La faiblesse de la natalité française viendrait-elle du nombre inférieur des mariages ? Nullement. Ce chiffre est sensiblement le même en France qu’en Allemagne : huit environ par an sur 1000 habitants. On se marie donc en France à peu près autant qu’ailleurs. Il ne faut point ici accuser la légèreté des mœurs, mais la volonté bien arrêtée d’époux généralement rangés et honnêtes. Les naissances illégitimes sont moins nombreuses en France qu’en Italie, en Allemagne et surtout dans l’Allemagne catholique. À Paris on compte un peu plus de 25 pour 100 de naissances illégitimes ; à Osmultz en Moravie, on en compte 70 pour 100. M. Bertillon a établi ce fait que, depuis le commencement de ce siècle, la nuptialité s’est maintenue stationnaire et a même plutôt augmenté que diminué jusqu’en 1865 ; mais la natalité a diminué d’une façon continue et régulière.
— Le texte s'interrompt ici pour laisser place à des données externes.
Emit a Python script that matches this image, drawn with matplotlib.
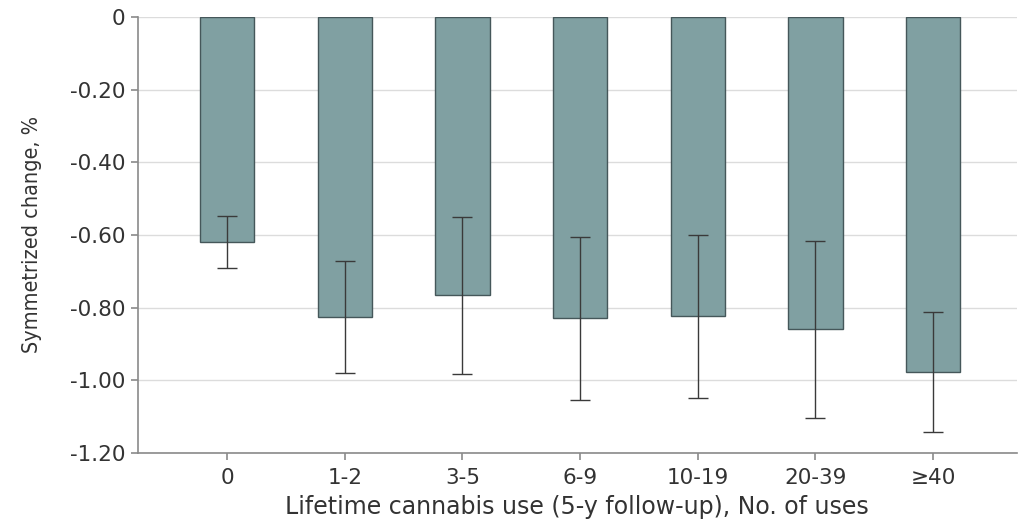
import numpy as np
import matplotlib.pyplot as plt

# lifetime cannabis use categories and symmetrized change (%) with 95% CI
categories = ["0", "1-2", "3-5", "6-9", "10-19", "20-39", "\u226540"]
change = [-0.62, -0.826, -0.766, -0.828, -0.824, -0.860, -0.977]
ci_low = [-0.691, -0.980, -0.983, -1.053, -1.050, -1.104, -1.142]
ci_high = [-0.549, -0.672, -0.551, -0.605, -0.599, -0.617, -0.812]

yticks = [0, -0.2, -0.4, -0.6, -0.8, -1.0, -1.2]
ytick_labels = ["0", "-0.20", "-0.40", "-0.60", "-0.80", "-1.00", "-1.20"]

x = np.arange(len(categories))
change = np.array(change)
yerr = np.vstack([change - np.array(ci_low), np.array(ci_high) - change])

fig = plt.figure(figsize=(10.21, 5.31), dpi=100)
ax = fig.add_axes([0.1349, 0.1469, 0.8609, 0.8211])

ax.bar(x, change, width=0.46, color="#80a0a2", edgecolor="#45575a",
       linewidth=1.0, zorder=2)
ax.errorbar(x, change, yerr=yerr, fmt="none", ecolor="#3a3a3a",
            elinewidth=1.0, capsize=7, capthick=1.0, zorder=3)

ax.set_xlim(-0.76, 6.71)
ax.set_ylim(-1.2, 0)
ax.set_yticks(yticks)
ax.set_yticklabels(ytick_labels)
ax.set_xticks(x)
ax.set_xticklabels(categories)

ax.grid(axis="y", color="#dcdcdc", linewidth=1.0, zorder=0)
ax.axhline(0, color="#8a8a8a", linewidth=1.2, zorder=1)
for s in ["top", "right"]:
    ax.spines[s].set_visible(False)
for s in ["left", "bottom"]:
    ax.spines[s].set_color("#8a8a8a")
    ax.spines[s].set_linewidth(1.2)

ax.tick_params(axis="both", colors="#8a8a8a", length=5, width=1.2,
               labelsize=15.5, labelcolor="#333333")
ax.tick_params(axis="y", pad=4)
ax.tick_params(axis="x", pad=6)

ax.set_xlabel("Lifetime cannabis use (5-y follow-up), No. of uses",
              fontsize=17, color="#333333", labelpad=5)
ax.set_ylabel("Symmetrized change, %", fontsize=15.5, color="#333333",
              fontstretch="condensed", labelpad=20)

fig.savefig("out.png", dpi=100)
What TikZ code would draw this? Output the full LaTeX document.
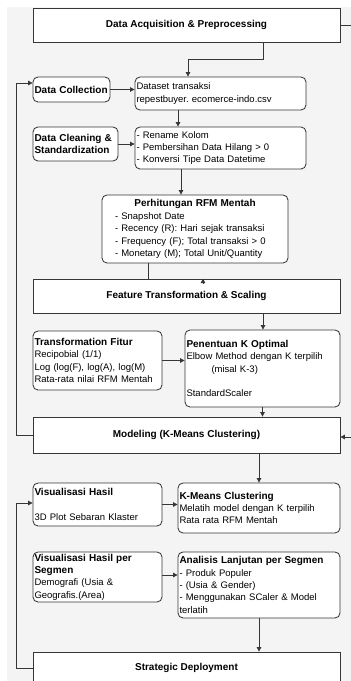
\documentclass[tikz,border=0pt]{standalone}
\usepackage{fontspec}
\setmainfont{Liberation Sans}
\usetikzlibrary{arrows.meta}
\definecolor{ln}{HTML}{363636}
\definecolor{bg}{HTML}{F4F4F4}
\newcommand\hd[1]{{\fontsize{10}{12.4}\selectfont\bfseries #1}}
\frenchspacing
\tikzset{
  base/.style={draw=ln, fill=white, line width=0.85pt, text=black,
    font=\fontsize{9.5}{12.4}\selectfont, inner xsep=1.5pt, inner ysep=0pt},
  sq/.style={base, align=center, minimum width=307pt},
  rb/.style={base, rounded corners=5pt, align=left},
  conn/.style={draw=ln, line width=0.85pt},
  arr/.style={conn, -{Triangle[length=4.5pt,width=4.5pt]}}
}
\begin{document}
\begin{tikzpicture}[x=1pt,y=-1pt]
\useasboundingbox (0,0) rectangle (351,681);
\clip (0,0) rectangle (351,681);
\fill[bg] (7,7) rectangle (351,681);
% boxes
\node[sq, minimum height=34pt] (acq) at (186.5,25) {\hd{Data Acquisition \& Preprocessing}};
\node[rb, text width=74pt, minimum height=25pt] (coll) at (71.5,89.5) {\hd{Data Collection}};
\node[rb, text width=168pt, minimum height=33pt] (data) at (220.5,93.5) {Dataset transaksi\\repestbuyer. ecomerce-indo.csv};
\node[rb, text width=82pt, minimum height=34pt] (clean) at (75.5,144) {\hd{Data Cleaning \&}\\\hd{Standardization}};
\node[rb, text width=168pt, minimum height=42pt] (cleantxt) at (220.5,148) {- Rename Kolom\\- Pembersihan Data Hilang > 0\\- Konversi Tipe Data Datetime};
\node[rb, text width=160pt, inner xsep=13pt, minimum height=68pt] (rfm) at (195,229) {\makebox[160pt][c]{\hd{Perhitungan RFM Mentah}}\\- Snapshot Date\\- Recency (R): Hari sejak transaksi\\- Frequency (F); Total transaksi > 0\\- Monetary (M); Total Unit/Quantity};
\node[sq, minimum height=34pt] (feat) at (186.5,296) {\hd{Feature Transformation \& Scaling}};
\node[rb, text width=126pt, minimum height=59pt] (trans) at (97.5,360.5) {\hd{Transformation Fitur}\\Recipobial (1/1)\\Log (log(F), log(A), log(M)\\Rata-rata nilai RFM Mentah};
\node[rb, text width=152pt, minimum height=77pt] (kopt) at (262.5,368.5) {\hd{Penentuan K Optimal}\\Elbow Method dengan K terpilih\\\hspace*{25pt}(misal K-3)\\\mbox{}\\StandardScaler};
\node[sq, minimum height=36pt] (model) at (186.5,435) {\hd{Modeling (K-Means Clustering)}};
\node[rb, text width=126pt, minimum height=43pt] (vis) at (97.5,504.5) {\hd{Visualisasi Hasil}\\\mbox{}\\3D Plot Sebaran Klaster};
\node[rb, text width=159pt, minimum height=50pt] (kmeans) at (259,508) {\hd{K-Means Clustering}\\Melatih model dengan K terpilih\\Rata rata RFM Mentah};
\node[rb, text width=126pt, minimum height=50pt] (visseg) at (97.5,577) {\hd{Visualisasi Hasil per}\\\hd{Segmen}\\Demografi (Usia \&\\Geografis.(Area)};
\node[rb, text width=159pt, minimum height=66pt] (anal) at (259,585) {\hd{Analisis Lanjutan per Segmen}\\- Produk Populer\\- (Usia \& Gender)\\- Menggunakan SCaler \& Model\\terlatih};
\node[sq, minimum height=32pt] (strat) at (186.5,668) {\hd{Strategic Deployment}};
% connectors
\draw[arr] ([xshift=76.5pt]acq.south) -- ++(0,17) -| ([xshift=-32.5pt]data.north);
\draw[arr] (coll.east) -- (coll.east -| data.west);
\draw[arr] ([xshift=-42.5pt]data.south) -- ([xshift=-42.5pt]cleantxt.north);
\draw[arr] (clean.east) -- (clean.east -| cleantxt.west);
\draw[arr] ([xshift=-39.5pt]cleantxt.south) -- ([xshift=-39.5pt]cleantxt.south |- rfm.north);
\draw[conn] ([xshift=-47pt]rfm.south) -- ([xshift=-47pt]rfm.south |- feat.north);
\draw[arr] ([xshift=16.5pt,yshift=-5pt]feat.north) -- ([xshift=16.5pt]feat.north);
\draw[arr] ([xshift=76.5pt]feat.south) -- ([xshift=76.5pt]feat.south |- kopt.north);
\draw[arr] (trans.east) -- (trans.east -| kopt.west);
\draw[arr] (kopt.south) -- (kopt.south |- model.north);
\draw[arr] (kmeans.north |- model.south) -- (kmeans.north);
\draw[arr] (vis.east) -- (vis.east -| kmeans.west);
\draw[arr] ([yshift=2pt]visseg.east) -- ([yshift=2pt]visseg.east -| anal.west);
\draw[arr] (anal.south) -- (anal.south |- strat.north);
% loops
\draw[arr] (model.west) -- ++(-16,0) |- ([yshift=6.5pt]coll.west);
\draw[arr] (strat.west) -- ++(-16,0) |- ([yshift=1.5pt]vis.west);
\draw[arr] (acq.east) -- ++(20,0) |- ([yshift=-2pt]model.east);
\end{tikzpicture}
\end{document}
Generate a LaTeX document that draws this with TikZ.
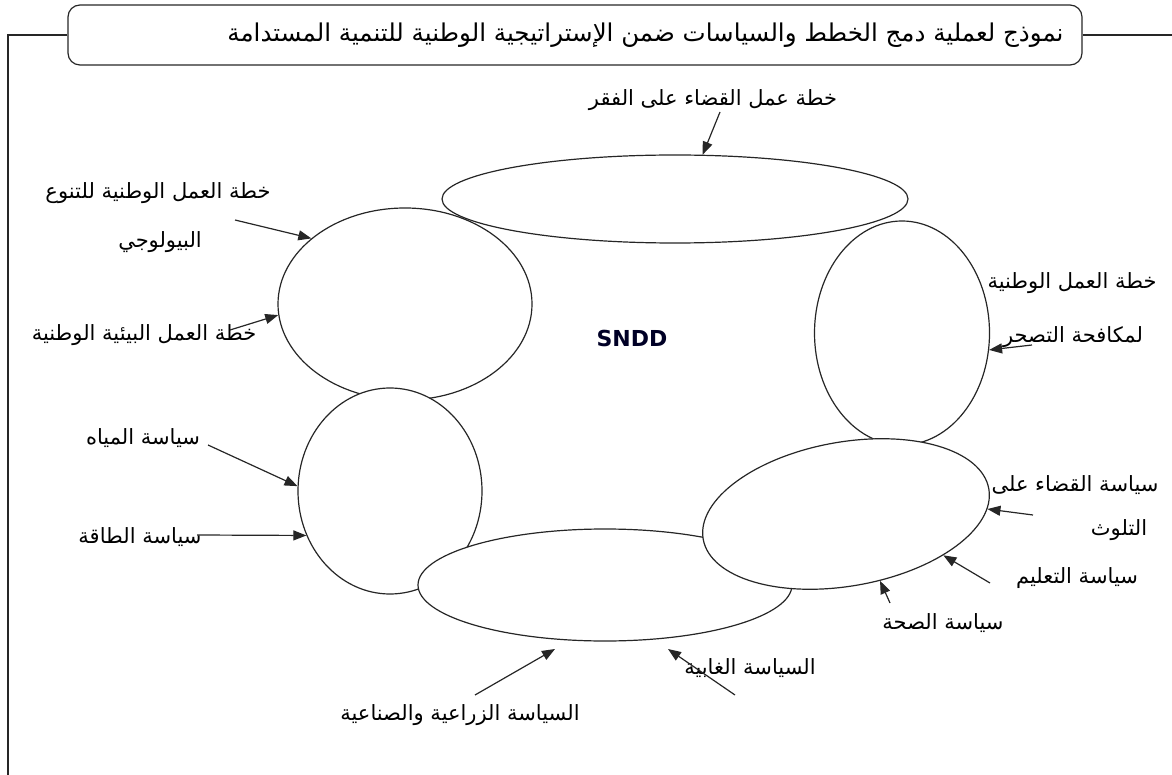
\documentclass[tikz,border=0pt]{standalone}
\usepackage{fontspec}
\setmainfont{DejaVu Sans}
\newfontfamily\arabicfont[Script=Arabic]{DejaVu Sans}
\TeXXeTstate=1
\usetikzlibrary{shapes.geometric,arrows.meta}
\newcommand{\artext}[1]{\arabicfont\beginR #1\endR}
\begin{document}
\begin{tikzpicture}[x=1pt,y=-1pt,
  ov/.style={ellipse, draw=black!85, line width=1.2pt, inner sep=0pt, fill=white},
  lab/.style={font=\arabicfont\fontsize{21}{24}\selectfont, inner sep=0pt, text=black},
  ttl/.style={font=\arabicfont\fontsize{24.5}{28}\selectfont, inner sep=0pt, text=black},
  arr/.style={-{Triangle[length=13pt,width=10pt]}, line width=1.2pt, draw=black!85},
  frameline/.style={line width=1.2pt, draw=black!85}]
\useasboundingbox (0,0) rectangle (1172,775);
% title
\node[draw=black!85, line width=1.2pt, rounded corners=12pt, minimum width=1014pt, minimum height=60pt, inner sep=0pt] (title) at (575,35) {};
\node[ttl, anchor=east] (titletext) at ([xshift=-19pt]title.east) {\artext{نموذج لعملية دمج الخطط والسياسات ضمن الإستراتيجية الوطنية للتنمية المستدامة}};
\coordinate (fl) at (8,35);
\coordinate (fb) at (8,776);
\coordinate (fr) at (1173,35);
\draw[frameline] (title.west) -- (fl) -- (fb);
\draw[frameline] (title.east) -- (fr);
% ellipses
\node[ov, minimum width=254pt, minimum height=192pt] (lc) at (405,304) {};
\node[ov, minimum width=175pt, minimum height=224pt] (re) at (902,333) {};
\node[ov, minimum width=466pt, minimum height=88pt] (te) at (675,199) {};
\node[ov, minimum width=184pt, minimum height=206pt] (ll) at (390,491) {};
\node[ov, minimum width=374pt, minimum height=112pt] (be) at (605,585) {};
\node[ov, minimum width=290pt, minimum height=144pt, rotate=10] (br) at (846,514) {};
\node[font=\bfseries\fontsize{22}{26}\selectfont, text=black!85!blue] (sndd) at (632,338) {SNDD};
% labels
\node[lab] (l1) at (713,100) {\artext{خطة عمل القضاء على الفقر}};
\node[lab] (l2a) at (158,193) {\artext{خطة العمل الوطنية للتنوع}};
\node[lab] (l2b) at (160,242) {\artext{البيولوجي}};
\node[lab] (l3) at (144,335) {\artext{خطة العمل البيئية الوطنية}};
\node[lab] (l4a) at (1072,283) {\artext{خطة العمل الوطنية}};
\node[lab] (l4b) at (1073,337) {\artext{لمكافحة التصحر}};
\node[lab] (l5a) at (1075,485) {\artext{سياسة القضاء على}};
\node[lab] (l5b) at (1119,530) {\artext{التلوث}};
\node[lab] (l6) at (1077,578) {\artext{سياسة التعليم}};
\node[lab] (l7) at (943,623) {\artext{سياسة الصحة}};
\node[lab] (l8) at (750,668) {\artext{السياسة الغابية}};
\node[lab] (l9) at (460,715) {\artext{السياسة الزراعية والصناعية}};
\node[lab] (l10) at (143,438) {\artext{سياسة المياه}};
\node[lab] (l11) at (140,537) {\artext{سياسة الطاقة}};
% arrow tails
\coordinate (a1) at (720,112);
\coordinate (a2) at (235,220);
\coordinate (a3) at (230,330);
\coordinate (a4) at (1032,345);
\coordinate (a5) at (1033,515);
\coordinate (a6) at (990,583);
\coordinate (a7) at (890,603);
\coordinate (a8) at (735,695);
\coordinate (a9) at (475,695);
\coordinate (a10) at (208,445);
\coordinate (a11) at (197,535);
\coordinate (h8) at (668,649);
\coordinate (h9) at (555,649);
% arrows
\draw[arr] (a1) -- (te.58);
\draw[arr] (a2) -- (lc.145);
\draw[arr] (a3) -- (lc.185);
\draw[arr] (a4) -- (re.-11);
\draw[arr] (a5) -- (br.-8);
\draw[arr] (a6) -- (br.-33);
\draw[arr] (a7) -- (br.-73);
\draw[arr] (a8) -- (h8);
\draw[arr] (a9) -- (h9);
\draw[arr] (a10) -- (ll.177);
\draw[arr] (a11) -- (ll.208);
\end{tikzpicture}
\end{document}
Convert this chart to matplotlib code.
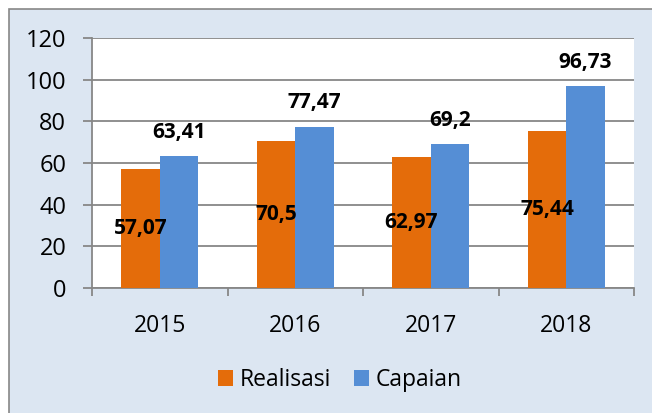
import numpy as np
import matplotlib.pyplot as plt
from matplotlib.patches import Rectangle, Patch

# --- DATA ---
years = ['2015', '2016', '2017', '2018']
realisasi = [57.07, 70.5, 62.97, 75.44]
capaian = [63.41, 77.47, 69.2, 96.73]
realisasi_labels = ['57,07', '70,5', '62,97', '75,44']
capaian_labels = ['63,41', '77,47', '69,2', '96,73']

ORANGE = '#E46C0A'
BLUE = '#558ED5'
PANEL = '#DCE6F2'
GRID = '#878787'

plt.rcParams['font.family'] = ['Open Sans', 'DejaVu Sans']

W, H = 652, 413
fig = plt.figure(figsize=(W / 100, H / 100), dpi=100)
fig.patch.set_facecolor('white')

# chart panel with grey border (runs off the right/bottom edge)
fig.patches.append(Rectangle((9 / W, -0.1), 1.2, 1 - 9 / H + 0.1,
                             transform=fig.transFigure, facecolor=PANEL,
                             edgecolor=GRID, linewidth=1.2, zorder=-10))

ax = fig.add_axes([92 / W, (H - 288) / H, (634 - 92) / W, (288 - 38) / H])
ax.set_facecolor('white')

x = np.arange(len(years))
bw = 0.285
ax.bar(x - bw / 2, realisasi, bw, color=ORANGE, zorder=3)
ax.bar(x + bw / 2, capaian, bw, color=BLUE, zorder=3)

# value labels: Realisasi centred in bar, Capaian above bar
for xi, v, t in zip(x, realisasi, realisasi_labels):
    ax.text(xi - bw / 2, v / 2, t, ha='center', va='center',
            fontsize=15, fontweight='bold', color='black', zorder=5)
for xi, v, t in zip(x, capaian, capaian_labels):
    ax.annotate(t, (xi + bw / 2, v), xytext=(0, 17), textcoords='offset points',
                ha='center', va='center', fontsize=15, fontweight='bold',
                color='black', zorder=5)

ax.set_xlim(-0.5, len(years) - 0.5)
ax.set_ylim(0, 120)
ax.set_yticks(np.arange(0, 121, 20))
ax.yaxis.grid(True, color=GRID, linewidth=1.3, zorder=1)
ax.set_axisbelow(True)

ax.set_xticks(x)
ax.set_xticklabels(years)
ax.set_xticks(np.arange(-0.5, len(years)), minor=True)
ax.tick_params(axis='x', which='major', length=0, pad=19, labelsize=16.5)
ax.tick_params(axis='x', which='minor', length=6, width=1.3, color=GRID)
ax.tick_params(axis='y', length=6.5, width=1.3, color=GRID, pad=12, labelsize=17)

for s in ['top', 'right']:
    ax.spines[s].set_visible(False)
for s in ['left', 'bottom']:
    ax.spines[s].set_color(GRID)
    ax.spines[s].set_linewidth(1.3)

handles = [Patch(facecolor=ORANGE, label='Realisasi'),
           Patch(facecolor=BLUE, label='Capaian')]
fig.legend(handles=handles, loc='center', bbox_to_anchor=(340 / W, 1 - 380 / H),
           ncol=2, frameon=False, fontsize=16.5, handlelength=0.65, handleheight=0.65,
           handletextpad=0.3, columnspacing=1.0)

fig.savefig('out.png', dpi=100)
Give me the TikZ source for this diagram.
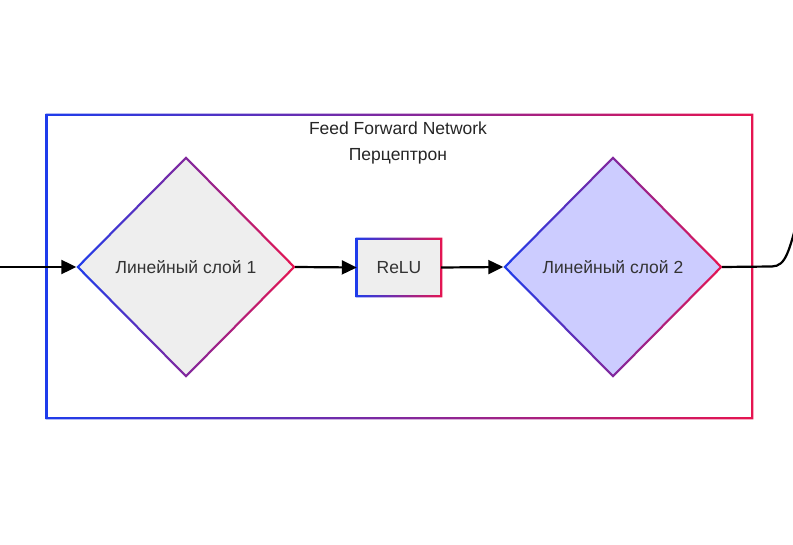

D’après les statistiques, chaque mariage produit en moyenne cinq enfants en Allemagne, cinq en Angleterre, à quelques fractions près, et trois seulement en France.

Quelques savants se sont demandé si l’infécondité relative des Français ne tenait pas simplement à un développement plus grand du cerveau. Nous avons déjà signalé l’antagonisme qui existe, dans les espèces animales, entre la fécondité et le développement du système nerveux ou cérébral. Mais il y a quelque précipitation à appliquer à un groupe d’hommes ce qui est vrai des espèces ; il y a aussi quelque vanité à imaginer que le cerveau du peuple français soit développé au point de produire, dans certaines provinces, non seulement une diminution de la fécondité, mais une dépopulation. On a fait, il est vrai, une statistique curieuse sur les membres de l’Institut, pour montrer qu’en moyenne ils n’ont pas plus d’un ou deux enfants ; cette statistique prouve simplement que les membres de l’Institut n’en ont pas désiré davantage, et que leur conduite, étant généralement peu influencée par les idées religieuses, s’est conformée à leurs désirs. Quant à croire qu’un homme en bonne santé, qui pourrait engendrer à la rigueur une centaine d’enfants par an, voie ses

  1. Voir M. Baudrillart, les Populations rurales de la Bretagne.